The service was long, and with most of it in Czech or Hebrew, sometimes my attention flagged. At one point I actually got disappointed because I was missing the smell of an old building. I wanted some sense that the old congregation had been there. The place felt too new somehow.
After the service, many of us were invited by Jindra Bromova, the woman who organized the entire restoration project and this event, to the local hotel restaurant for lunch. Nathan passed on the trout, but I actually liked it even though I don’t ordinarily eat much fish. After lunch, we all went to the outskirts of town and climbed up to the old Jewish cemetery. It is on a hill enclosed by a high wall that has broken down in one place so you can easily walk in. The tombstones were recently cleaned (by Matana, I heard) and looked white and polished.
I could not find Rabbi Bloch’s grave, until I took out my blackberry and went to the Geni page and found a photo. I realized it was against a wall and then Alex Woodle showed me exactly where it was. Not with all the rest of the graves, but completely separate, along a wall about 10 yards away, his grave stood almost alone, lined up with some much later graves of children who had died young.

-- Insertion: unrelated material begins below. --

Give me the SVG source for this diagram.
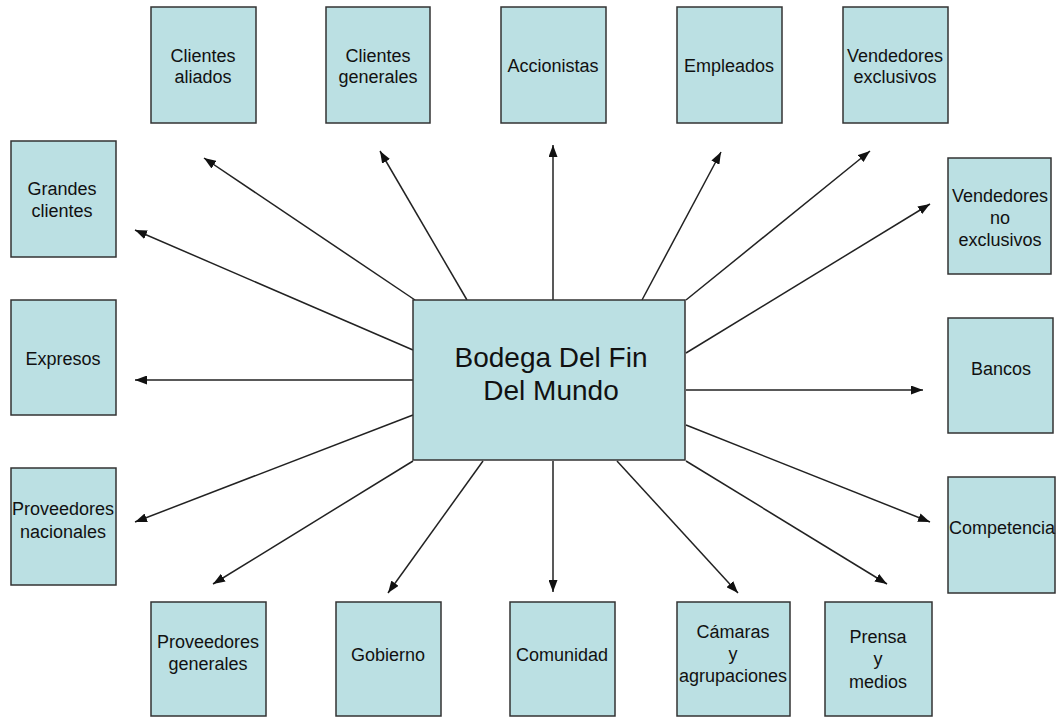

I did not understand this, since he died in 1850. Later I asked Achab Haidler, a wonderful man, and actor by profession, who has helped catalogue many Jewish cemeteries in the region, and he thinks the grave was moved, or perhaps the plaque with his name fell off and someone attached it to a different grave along the wall. He said he would investigate further. You can hear Achab on this video of the Ckyne synagogue. Achab can read all the tombstones, a very difficult task, and he even made a catalogue of the cemetery in Ckyne.
I should also mention Jan Podelsak, a local man who had been working to rescue the old cemetery and the synagogue for about 20 years. In fact, I recalled coming to Prague in 1996 and getting a poster about saving the Ckyne cemetery that he must have designed. Jan was clearly very moved by the tribute to him and seeing his long dream fulfilled. He is a local hero there in Ckyne.